Nevertheless going abroad is not all about studying, it is also a way to discover a country and meet other nationalities. Around 10% of the students at Glasgow University are foreign and most of them are members of the International Society. The International Society has a very wide range of activities, like salsa class, pub nights, language coffee, movie nights and most important weekend trips. They organize trips to the most beautiful and ‘must have seen’ places in Scotland, like Isle of Skye, Stirling, St Andrews and a Highland trip. The latter went to Loch Ness and Iverness. The journey was spectacular because of the scenery. The mountains and the stunning nature were beautiful to see, especially for someone from the Netherlands, who is not used to a view like that. However the Austrians were a little bit disappointed because it was: “just like home”. Which shows the differences between nationalities. Sadly enough we did not see the Loch Ness monster but the castle and the interaction with other international students made up for that. Next to those arranged outings, we also organized trips ourselves. In Glasgow they have a spring break during second semester of 3 weeks. In this break we walked with some of our Glasgow friends the West Highland Way.

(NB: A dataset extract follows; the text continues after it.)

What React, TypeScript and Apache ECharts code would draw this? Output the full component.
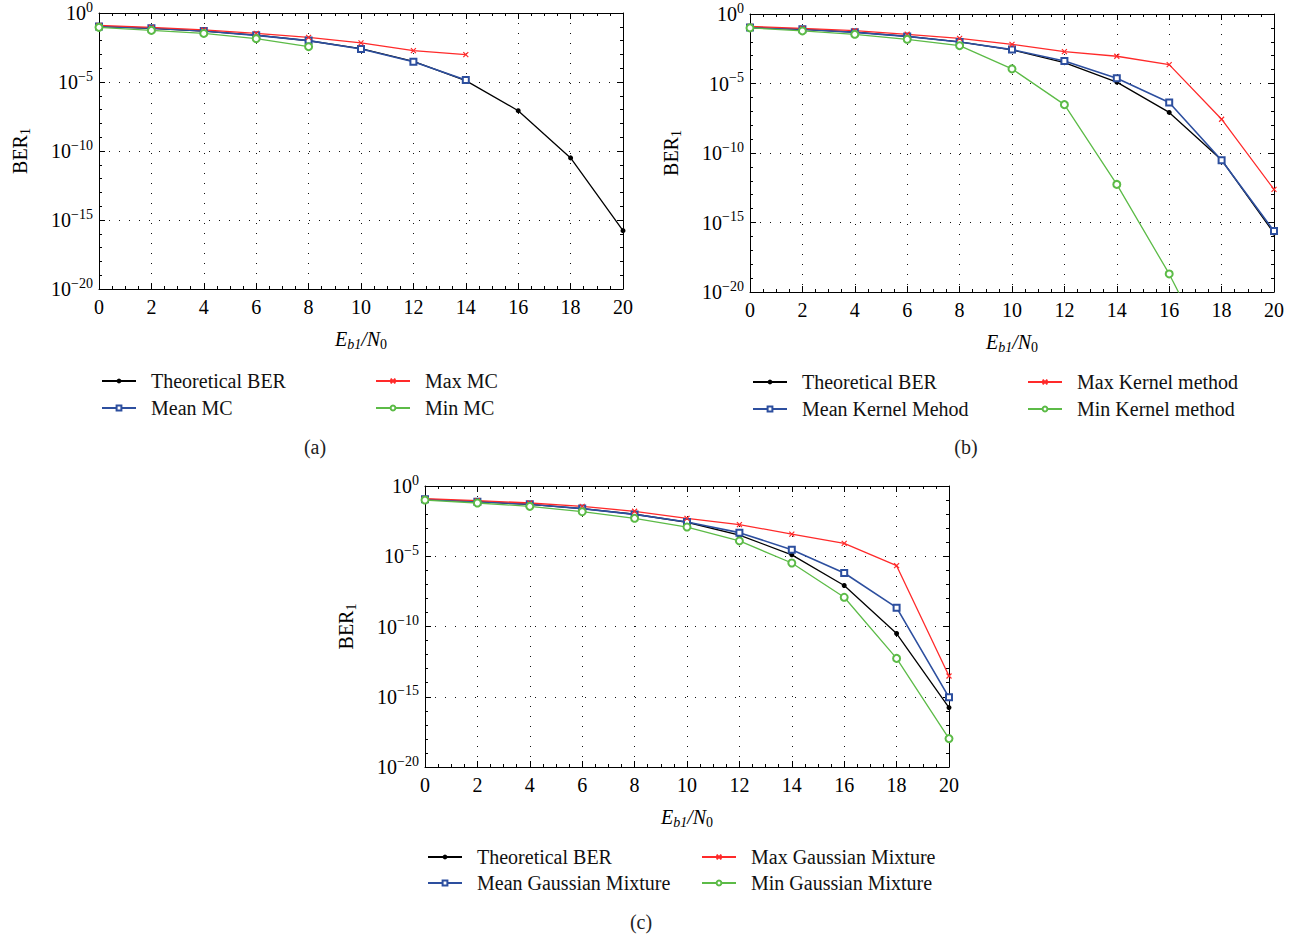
import React, { useEffect, useRef } from 'react';
import * as echarts from 'echarts';

// x values (Eb1/N0)
const ebn0 = [0, 2, 4, 6, 8, 10, 12, 14, 16, 18, 20];

// All BER values stored as log10(BER)
const theoreticalLog10 = [-0.97, -1.11, -1.31, -1.61, -2.01, -2.58, -3.5, -4.9, -7.08, -10.5, -15.77];

// (a) Monte Carlo
const meanMCLog10 = [-0.97, -1.11, -1.3, -1.62, -2.0, -2.61, -3.53, -4.86];
const maxMCLog10 = [-0.9, -1.04, -1.23, -1.48, -1.77, -2.17, -2.73, -3.02];
const minMCLog10 = [-1.04, -1.26, -1.48, -1.86, -2.44];

// (b) Kernel method
const meanKernelLog10 = [-0.98, -1.1, -1.32, -1.61, -2.01, -2.56, -3.38, -4.62, -6.37, -10.52, -15.62];
const maxKernelLog10 = [-0.89, -1.03, -1.2, -1.46, -1.75, -2.18, -2.71, -3.04, -3.64, -7.57, -12.62];
const minKernelLog10 = [-1.0, -1.22, -1.46, -1.82, -2.28, -3.95, -6.52, -12.26, -18.7, -26.1];

// (c) Gaussian mixture
const meanGMLog10 = [-0.95, -1.12, -1.3, -1.61, -2.02, -2.56, -3.32, -4.53, -6.19, -8.66, -15.04];
const maxGMLog10 = [-0.9, -1.04, -1.21, -1.45, -1.8, -2.3, -2.75, -3.42, -4.08, -5.67, -13.52];
const minGMLog10 = [-1.0, -1.21, -1.45, -1.83, -2.3, -2.92, -3.91, -5.48, -7.92, -12.27, -17.98];

const yTickExponents = { min: -20, max: 0, interval: 5 };
const xTicks = { min: 0, max: 20, interval: 2 };

const FONT = 'Liberation Serif';
const BLACK = '#000000';
const BLUE = '#2d4f9f';
const RED = '#ff2a2a';
const GREEN = '#5cbb47';
const X_SYMBOL = 'path://M0,0L10,10M0,10L10,0';

type Style = { color: string; symbol: string; size: number; width: number };
const styles: Record<string, Style> = {
  theory: { color: BLACK, symbol: 'circle', size: 5, width: 1.3 },
  mean: { color: BLUE, symbol: 'emptyRect', size: 6, width: 1.6 },
  max: { color: RED, symbol: X_SYMBOL, size: 5, width: 1.3 },
  min: { color: GREEN, symbol: 'emptyCircle', size: 7, width: 1.3 },
};

function mkSeries(name: string, data: number[], st: Style, gi: number) {
  return {
    type: 'line',
    name,
    xAxisIndex: gi * 2,
    yAxisIndex: gi * 2,
    data: data.map((v, i) => [ebn0[i], v]),
    symbol: st.symbol,
    symbolSize: st.size,
    showSymbol: true,
    clip: true,
    lineStyle: { color: st.color, width: st.width },
    itemStyle: {
      color: st.symbol === X_SYMBOL ? 'none' : st.color,
      borderColor: st.color,
      borderWidth: st.symbol === 'circle' ? 0 : 1.2,
    },
    emphasis: { disabled: true },
  };
}

const xName = '{i|E}{si|b1}{i|/N}{s|0}';
const xNameRich = {
  i: { fontFamily: FONT, fontStyle: 'italic', fontSize: 20, lineHeight: 24, verticalAlign: 'middle', color: '#000' },
  si: { fontFamily: FONT, fontStyle: 'italic', fontSize: 14, lineHeight: 12, verticalAlign: 'bottom', color: '#000' },
  s: { fontFamily: FONT, fontSize: 14, lineHeight: 12, verticalAlign: 'bottom', color: '#000' },
};
const yName = '{b|BER}{s|1}';
const yNameRich = {
  b: { fontFamily: FONT, fontSize: 20, lineHeight: 24, verticalAlign: 'middle', color: '#000' },
  s: { fontFamily: FONT, fontSize: 14, lineHeight: 12, verticalAlign: 'bottom', color: '#000' },
};

function xAxes(gi: number) {
  const common = {
    type: 'value',
    gridIndex: gi,
    min: xTicks.min,
    max: xTicks.max,
    interval: xTicks.interval,
    axisLine: { show: true, onZero: false, lineStyle: { color: '#000', width: 1 } },
    axisTick: { show: true, inside: true, length: 6, lineStyle: { color: '#000' } },
    minorTick: { show: true, splitNumber: 4, length: 3, lineStyle: { color: '#000' } },
  };
  return [
    {
      ...common,
      position: 'bottom',
      axisLabel: { margin: 8, color: '#000', fontFamily: FONT, fontSize: 20 },
      splitLine: { show: true, lineStyle: { color: '#111', type: [1, 9], width: 1 } },
      name: xName,
      nameLocation: 'middle',
      nameGap: 38,
      nameTextStyle: { fontFamily: FONT, rich: xNameRich },
    },
    { ...common, position: 'top', axisLabel: { show: false }, splitLine: { show: false } },
  ];
}

function yAxes(gi: number) {
  const common = {
    type: 'value',
    gridIndex: gi,
    min: yTickExponents.min,
    max: yTickExponents.max,
    interval: yTickExponents.interval,
    axisLine: { show: true, onZero: false, lineStyle: { color: '#000', width: 1 } },
    axisTick: { show: true, inside: true, length: 6, lineStyle: { color: '#000' } },
    minorTick: { show: true, splitNumber: 5, length: 3, lineStyle: { color: '#000' } },
  };
  return [
    {
      ...common,
      position: 'left',
      axisLabel: {
        margin: 6,
        fontFamily: FONT,
        formatter: (v: number) => (v === 0 ? '{b|10}{p|0}' : `{b|10}{p|\u2212${Math.abs(v)}}`),
        rich: {
          b: { fontFamily: FONT, fontSize: 20, lineHeight: 26, verticalAlign: 'middle', color: '#000' },
          p: { fontFamily: FONT, fontSize: 14, lineHeight: 14, verticalAlign: 'top', color: '#000' },
        },
      },
      splitLine: { show: true, lineStyle: { color: '#111', type: [1, 9], width: 1 } },
      name: yName,
      nameLocation: 'middle',
      nameGap: 67,
      nameRotate: 90,
      nameTextStyle: { fontFamily: FONT, rich: yNameRich },
    },
    { ...common, position: 'right', axisLabel: { show: false }, splitLine: { show: false } },
  ];
}

const panels = [
  {
    grid: { left: 99, top: 13, width: 524, height: 276 },
    names: ['Theoretical BER', 'Mean MC', 'Max MC', 'Min MC'],
    data: [theoreticalLog10, meanMCLog10, maxMCLog10, minMCLog10],
    legendCols: [101, 375],
    legendRows: [371, 398],
    caption: { text: '(a)', x: 315, y: 447 },
  },
  {
    grid: { left: 750, top: 14, width: 524, height: 278 },
    names: ['Theoretical BER', 'Mean Kernel Mehod', 'Max Kernel method', 'Min Kernel method'],
    data: [theoreticalLog10, meanKernelLog10, maxKernelLog10, minKernelLog10],
    legendCols: [752, 1027],
    legendRows: [372, 399],
    caption: { text: '(b)', x: 966, y: 447 },
  },
  {
    grid: { left: 425, top: 486, width: 524, height: 281 },
    names: ['Theoretical BER', 'Mean Gaussian Mixture', 'Max Gaussian Mixture', 'Min Gaussian Mixture'],
    data: [theoreticalLog10, meanGMLog10, maxGMLog10, minGMLog10],
    legendCols: [427, 701],
    legendRows: [847, 873],
    caption: { text: '(c)', x: 641, y: 922 },
  },
];

const styleOrder = ['theory', 'mean', 'max', 'min'];

export default function App() {
  const ref = useRef<HTMLDivElement>(null);
  useEffect(() => {
    if (!ref.current) return;
    const chart = echarts.init(ref.current, undefined, { renderer: 'svg' });
    const grids: any[] = [];
    const xs: any[] = [];
    const ys: any[] = [];
    const series: any[] = [];
    const legends: any[] = [];
    const graphics: any[] = [];
    panels.forEach((p, gi) => {
      grids.push(p.grid);
      xs.push(...xAxes(gi));
      ys.push(...yAxes(gi));
      p.names.forEach((n, k) => {
        series.push(mkSeries(n, p.data[k], styles[styleOrder[k]], gi));
        const col = k < 2 ? 0 : 1;
        const row = k % 2;
        legends.push({
          data: [n],
          left: p.legendCols[col],
          top: p.legendRows[row],
          itemWidth: 34,
          itemHeight: 6,
          selectedMode: false,
          padding: 0,
          formatter: (name: string) => `{t|${name}}`,
          textStyle: {
            fontFamily: FONT,
            fontSize: 20,
            color: '#111',
            rich: {
              t: { fontFamily: FONT, fontSize: 20, color: '#111', padding: [0, 0, 0, 10] },
            },
          },
        });
      });
      graphics.push({
        type: 'text',
        x: p.caption.x,
        y: p.caption.y,
        style: {
          text: p.caption.text,
          fontFamily: FONT,
          fontSize: 20,
          fill: '#222',
          textAlign: 'center',
          textVerticalAlign: 'middle',
        },
      });
    });
    chart.setOption({
      animation: false,
      backgroundColor: '#fff',
      textStyle: { fontFamily: FONT },
      grid: grids,
      xAxis: xs,
      yAxis: ys,
      series,
      legend: legends,
      graphic: graphics,
    });
    return () => chart.dispose();
  }, []);
  return (
    <div
      ref={ref}
      style={{ position: 'fixed', left: 0, top: 0, width: 1296, height: 936 }}
    />
  );
}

The group consisted of 10 people: 4 of Dutch origin, 2 Norwegians, 1 Swedish girl, 2 Hungarians and 1 German. If you like hiking this is the best way to do it. The West Highland Way links Milngavie, just outside Glasgow, to Fort William in the Highlands. Much of the Way follows ancient and historic routes of communication and makes use of Drove Roads, Military Roads and Disused Railway Tracks. The whole route will take you seven days, but we decided to walk the half of it and only walked for four days. The weather was quite good and we had a lot of fun while we were continually impressed by the Scottish nature. An other trip I made was in the North of England. We rented a car and drove to Dumfries, Carisle, The Roman Army Museum, Vindolanda, Newcastle and Berwick. More people I know did this and it is a easy way to get around and not too expensive. Most of your time however you will be in Glasgow, and also there are a lot of activities. Almost all the museums are free and if you want, you can party every evening in a different club. Strange, in our eyes, was that you cannot be outside with your drinks after 10 pm, and that the pubs already close around 0:00.
Actually it is too much to write everything down I did, and there are so many new impressions you get when studying abroad. I would say that it is an unique experience, one I certainly did not want to miss for the world and you can take my word for it: you will never be bored in Glasgow.